Но зверушка не умерла. Выжила как-то, бог знает, как, Каме совершенно точно не кормил ее, нет. Но суть была в том, что она выжила.

И все это, то, каким и как Каме чувствовал себя, слишком было похоже на ту необъяснимую, только родившуюся и потому неопытную любовь, которую он когда-то испытывал к Ре много лет назад, только теперь к ней примешивалось сильное сексуальное влечение. Это может так сильно осложнить ему жизнь… Он сам понимал, не нужен был Голос, чтобы сказать очевидное, да и то, что Каме слышал Голос, само по себе было плохим признаком, так ведь? Каме знал, что давно превысил допустимое количество сложностей в своей жизни. Недалеко было до точки разлома.

Спокойно. Спокойно.

Надо подумать.

Так значит, Тварька жива. Но она все еще в клетке. И уж Каме постарается, чтобы она там и осталась.
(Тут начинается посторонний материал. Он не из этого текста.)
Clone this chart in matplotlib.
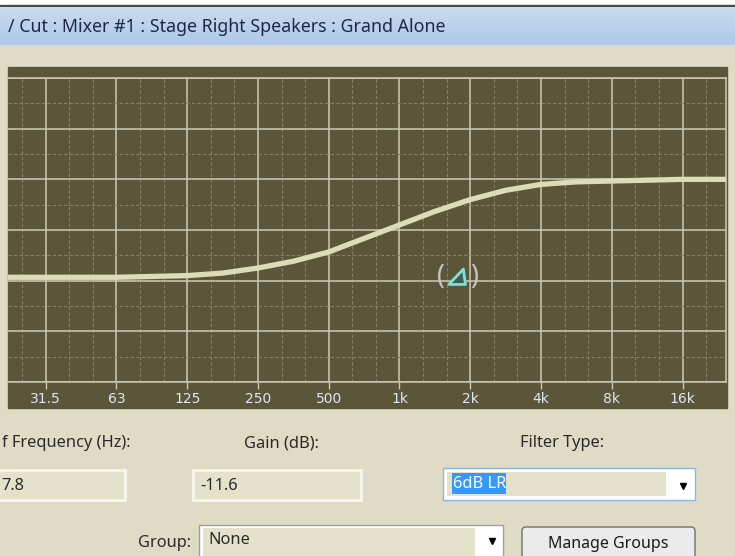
import numpy as np
import matplotlib.pyplot as plt
from matplotlib.patches import Rectangle, FancyBboxPatch
from matplotlib.colors import LinearSegmentedColormap
from matplotlib.ticker import FixedLocator, NullFormatter
from matplotlib.path import Path

# EQ response (Hz, dB)
freq = [21.6, 31.25, 44.2, 62.5, 88.4, 125, 177, 250, 354, 500, 707, 1000,
        1414, 2000, 2828, 4000, 5657, 8000, 11314, 16000, 24500]
gain = [-11.6, -11.6, -11.6, -11.6, -11.5, -11.4, -11.1, -10.5, -9.7, -8.6, -7.0, -5.4,
        -3.8, -2.4, -1.3, -0.6, -0.3, -0.2, -0.1, 0.0, 0.0]

tick_freq = [31.25, 62.5, 125, 250, 500, 1000, 2000, 4000, 8000, 16000]
tick_labels = ['31.5', '63', '125', '250', '500', '1k', '2k', '4k', '8k', '16k']

# filter handle
handle_freq = 1777.8
handle_gain = -11.6

title = '/ Cut : Mixer #1 : Stage Right Speakers : Grand Alone'
freq_text = '7.8'
gain_text = '-11.6'
filter_type = '6dB LR'
group = 'None'

plt.rcParams['font.family'] = ['Noto Sans', 'DejaVu Sans']

olive = '#5b5639'
major = '#cdc9b6'
minor = '#858169'
beige = '#e0dbc5'
field = '#e5e2cb'
ink = '#2a2a2a'
fs = 11.8

fig = plt.figure(figsize=(7.35, 5.56), dpi=100)
fig.patch.set_facecolor(beige)

# background / window chrome in pixel coords
bg = fig.add_axes([0, 0, 1, 1])
bg.set_xlim(0, 735)
bg.set_ylim(556, 0)
bg.axis('off')

bg.add_patch(Rectangle((0, 0), 735, 5, color='white'))
bg.add_patch(Rectangle((0, 5), 735, 2, color='#4a4a4a'))
grad = np.linspace(0, 1, 50).reshape(-1, 1)
cmap = LinearSegmentedColormap.from_list('bar', ['#c9dcf0', '#aec8e6'])
bg.imshow(grad, extent=(0, 735, 45, 7), aspect='auto', cmap=cmap, zorder=1)
bg.text(8, 27, title, fontsize=12.8, color='#1d2947', va='center', zorder=2)

bg.add_patch(Rectangle((8, 67), 719, 341, color=olive))

# fields
bg.text(2, 443, 'f Frequency (Hz):', fontsize=fs, color=ink, va='center')
bg.text(281, 443, 'Gain (dB):', fontsize=fs, color=ink, va='center', ha='center')
bg.text(562, 443, 'Filter Type:', fontsize=fs, color=ink, va='center', ha='center')

bg.add_patch(Rectangle((-5, 470), 130, 30, facecolor=field, edgecolor='#f7f6ef', lw=2))
bg.text(1, 486, freq_text, fontsize=fs, color=ink, va='center')
bg.add_patch(Rectangle((193, 470), 168, 30, facecolor=field, edgecolor='#f7f6ef', lw=2))
bg.text(200, 486, gain_text, fontsize=fs, color=ink, va='center')

bg.add_patch(Rectangle((443, 468), 252, 32, facecolor='white', edgecolor='#8fb3d9', lw=1))
bg.add_patch(Rectangle((447, 472), 219, 24, facecolor=field, edgecolor='none'))
bg.add_patch(Rectangle((452, 473), 54, 21, facecolor='#3399ff', edgecolor='none'))
bg.text(453, 484, filter_type, fontsize=fs, color='white', va='center')
bg.plot(683, 486, marker='v', color='black', ms=5)

bg.text(191, 543, 'Group:', fontsize=fs, color=ink, va='center', ha='right')
bg.add_patch(Rectangle((199, 525), 304, 40, facecolor='white', edgecolor='#a0a0a0', lw=1))
bg.add_patch(Rectangle((203, 528), 272, 30, facecolor=field, edgecolor='none'))
bg.text(208, 540, group, fontsize=fs, color=ink, va='center')
bg.plot(492, 541, marker='v', color='black', ms=5)

bg.add_patch(FancyBboxPatch((522, 527), 173, 40, boxstyle='round,pad=0,rounding_size=4',
                            facecolor='#ebebeb', edgecolor='#707070', lw=1))
bg.text(608, 544, 'Manage Groups', fontsize=11.5, color='#1a1a1a', va='center', ha='center')

# EQ chart
ax = fig.add_axes([8 / 735, (556 - 382) / 556, 718 / 735, 304 / 556])
ax.set_facecolor(olive)
ax.set_xscale('log')
ax.set_xlim(21.6, 24500)
ax.set_ylim(-24, 12)

ax.xaxis.set_major_locator(FixedLocator(tick_freq))
ax.set_xticklabels(tick_labels)
ax.xaxis.set_minor_locator(FixedLocator([1000 * 2 ** (k / 3) for k in range(-17, 14) if k % 3]))
ax.xaxis.set_minor_formatter(NullFormatter())
ax.set_yticks(range(-24, 13, 6))
ax.set_yticks(range(-21, 12, 6), minor=True)

ax.grid(which='major', color=major, lw=1.1)
ax.grid(which='minor', color=minor, lw=0.8, ls=(0, (3, 2)))
ax.set_axisbelow(True)

ax.tick_params(axis='y', which='both', length=0, labelleft=False)
ax.tick_params(axis='x', which='minor', length=0)
ax.tick_params(axis='x', which='major', length=5, width=1, color=major,
               labelcolor='#dde6f2', labelsize=10, pad=2)
for lab in ax.get_xticklabels():
    lab.set_family('DejaVu Sans')

ax.spines['left'].set_visible(False)
for s in ['top', 'bottom', 'right']:
    ax.spines[s].set_color(major)
    ax.spines[s].set_linewidth(1.1)

ax.plot(freq, gain, color='#dedbb8', lw=3.8, solid_capstyle='butt', zorder=3)

tri = Path([(-0.7, -0.5), (0.5, -0.5), (0.35, 0.6), (-0.7, -0.5)],
           [Path.MOVETO, Path.LINETO, Path.LINETO, Path.CLOSEPOLY])
ax.plot(handle_freq, handle_gain, marker=tri, ms=14, mfc='#3e5e52', mec='#7fe0d6',
        mew=2, zorder=4)
ax.annotate('(', (handle_freq, handle_gain), xytext=(-12.5, 0), textcoords='offset points',
            ha='center', va='center', fontsize=19, color='#c4c4c4', zorder=4)
ax.annotate(')', (handle_freq, handle_gain), xytext=(11.5, 0), textcoords='offset points',
            ha='center', va='center', fontsize=19, color='#c4c4c4', zorder=4)

fig.savefig('out.png', dpi=100)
Запертой. Он справится. Он справлялся все эти годы. Нужно просто делать то же самое.

Все под контролем. Не стоить паниковать.

"Ах неужели…"

Ре облизнул губы. Он собирался что-то сказать.

Пожалуйста, взмолился Каме. Пожалуйста, пусть он скажет что-нибудь ужасно злое, больше, чем злое - мерзкое, подлое. Чересчур жестокое даже для него. Что-нибудь, что если и не убьет Тварьку навсегда, то хотя бы больно даст ей в зубы, и она заткнется еще на несколько лет, что-нибудь вроде "Ты так уродлив, что сердце кровью обливается", это заклинание так помогло в прошлый раз!

Как же нужно было новое заклинание!

- Тебе лучше? - спросил Ре, и что же такого ужасного было в этом вопросе?

А потом Ре даже не стал ждать, пока Каме ответит. Он завладел губами Каме, и Каме ощутил свой собственный вкус, а Ре самозабвенно целовал его.

Влюбленная в Ре Тварька выбралась из клетки на свободу.